En la actualidad, una vez desmanteladas todas las barreras arancelarias y consagrada la libre circulación de mercancías y capitales dentro del territorio de la Unión Europea (y es por ello que resulta tan esencial para el proyecto político del catalanismo conservador que Cataluña sigua siendo, en cualquier caso, “un Estat d’Europa”), la clase dominante catalana ya no considera necesaria la “protección” que brindaba a sus empresas la pertenencia al estado español; antes al contrario, consideran como un lastre para dichas empresas la aportación económica catalana a la solidaridad interterritorial con las tierras y gentes del resto del estado (el famoso “expoli fiscal”), y han descubierto lo fácil y conveniente que resulta culpar a dicha solidaridad de los sangrantes recortes sociales que sus representantes políticos (encabezados por CiU y secundados por ERC) han impuesto a sus propias clases populares, siguiendo los dictados de esa Europa de los banqueros y de las multinacionales a la que tanto se enorgullecen de pertenecer.
Por eso, tras la oleada de masivas protestas y conato de rebelión popular contra las políticas antisociales que significó el 15M, con el punto culminante que en Cataluña supuso la iniciativa “Encerclem el Parlament”, la representación política de la burguesía catalana optó por proteger sus intereses (amenazados, por primera vez en treinta años, por el descontento popular) mediante el sistema de atizar el conflicto nacional, y jugar la carta del independentismo; un independentismo, en su esencia, mucho más cercano al de la Liga Norte Italiana, que al de los movimientos de liberación nacional del Sahara Occidental o de los territorios ocupados palestinos. Independentismo de país rico, cuyas clases altas no quieren solidarizarse con las necesidades de las clases populares. Ni las de “las suyas”, ni las del resto del estado.

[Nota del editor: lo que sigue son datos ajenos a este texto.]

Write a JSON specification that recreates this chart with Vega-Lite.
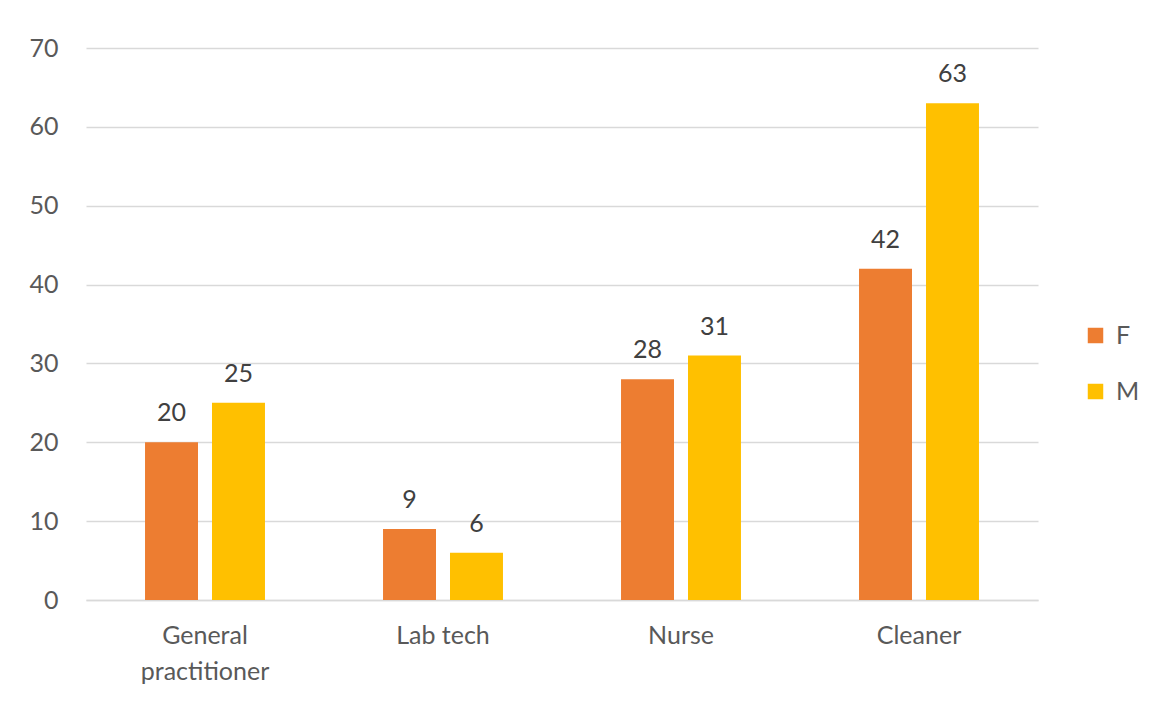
{
  "$schema": "https://vega.github.io/schema/vega-lite/v6.json",
  "width": 952,
  "height": 552,
  "autosize": {"type": "none"},
  "padding": {"left": 86, "top": 48, "right": 118, "bottom": 104},
  "background": "white",
  "config": {
    "font": "Lato",
    "view": {"stroke": null}
  },
  "data": {
    "values": [
      {"job": "General practitioner", "sex": "F", "count": 20},
      {"job": "General practitioner", "sex": "M", "count": 25},
      {"job": "Lab tech", "sex": "F", "count": 9},
      {"job": "Lab tech", "sex": "M", "count": 6},
      {"job": "Nurse", "sex": "F", "count": 28},
      {"job": "Nurse", "sex": "M", "count": 31},
      {"job": "Cleaner", "sex": "F", "count": 42},
      {"job": "Cleaner", "sex": "M", "count": 63}
    ]
  },
  "encoding": {
    "x": {
      "field": "job",
      "type": "nominal",
      "sort": ["General practitioner", "Lab tech", "Nurse", "Cleaner"],
      "scale": {"paddingInner": 0.496, "paddingOuter": 0.248},
      "axis": {
        "title": null,
        "labelAngle": 0,
        "labelFontSize": 25,
        "labelColor": "#595959",
        "labelPadding": 23,
        "labelLineHeight": 36,
        "labelExpr": "datum.value == 'General practitioner' ? ['General', 'practitioner'] : datum.value",
        "ticks": false,
        "domainColor": "#d9d9d9",
        "domainWidth": 1.5
      }
    },
    "xOffset": {
      "field": "sex",
      "type": "nominal",
      "scale": {"paddingInner": 0.209, "paddingOuter": 0}
    },
    "y": {
      "field": "count",
      "type": "quantitative",
      "scale": {"domain": [0, 70]},
      "axis": {
        "title": null,
        "values": [0, 10, 20, 30, 40, 50, 60, 70],
        "labelOverlap": false,
        "labelBound": false,
        "labelFlush": false,
        "labelFontSize": 25,
        "labelColor": "#595959",
        "labelPadding": 28,
        "ticks": false,
        "domain": false,
        "gridColor": "#d9d9d9",
        "gridWidth": 1.5
      }
    }
  },
  "layer": [
    {
      "mark": {"type": "bar"},
      "encoding": {
        "color": {
          "field": "sex",
          "type": "nominal",
          "scale": {"domain": ["F", "M"], "range": ["#ED7D31", "#FFC000"]},
          "legend": {
            "title": null,
            "orient": "none",
            "legendX": 997,
            "legendY": 275,
            "symbolType": "square",
            "symbolSize": 240,
            "symbolStrokeWidth": 0,
            "labelFontSize": 25,
            "labelColor": "#595959",
            "rowPadding": 30,
            "labelOffset": 8
          }
        }
      }
    },
    {
      "mark": {"type": "text", "baseline": "alphabetic", "dy": -21, "fontSize": 25, "color": "#404040"},
      "encoding": {
        "text": {"field": "count", "type": "quantitative"}
      }
    }
  ]
}
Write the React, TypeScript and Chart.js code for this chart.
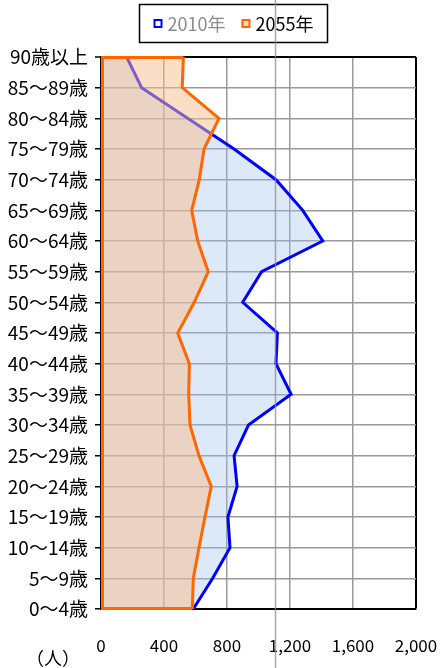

Arcadi Oliveres, persona de indudable valía tanto ética como intelectual, que denuncia desde hace muchos años la intolerable injusticia de las desigualdades Norte-Sur, advierte a sus seguidores independentistas de Procés Constituent que no deben utilizarse argumentos económicos para defender la independencia de Cataluña, sino “históricos, políticos y culturales”. Pero, con todo el respeto y aprecio del mundo para Arcadi Oliveres, ¿alguien realmente se cree que en una futura e hipotética Cataluña independiente vayan a destinarse porcentajes sustanciales de su PIB (y no, en el mejor de los casos, puramente testimoniales) a la cooperación con Canarias, Extremadura o Andalucía? ¿No es acaso el “Espanya ens roba” el eje fundamental, desde hace años, de la inmensa mayoría del independentismo “realmente existente”?
Desde una perspectiva “progre” y bienintencionada, es fácil y tentador decir que “sólo los catalanes tienen derecho a decidir sobre el futuro de Cataluña”. E incluso puede parecer la exigencia de un imperativo democrático. Sin embargo, para los ciudadanos y ciudadanas de territorios como Andalucía, Extremadura o Canarias, la eventual independencia de Cataluña supondría la irreversible pérdida de una parte sustancial de los recursos económicos necesarios para mantener su cohesión social y sus perspectivas de desarrollo; recursos que, por otra parte –y aunque se recauden materialmente en Cataluña, Madrid o Baleares–, también han sido cogenerados, en buena medida, dentro de sus mismos territorios. ¿Es realista por nuestra parte, entonces, creer que esos ciudadanos no tienen nada que decir al respecto?
Lo planteo entre interrogantes, como lo que es: como una duda razonable.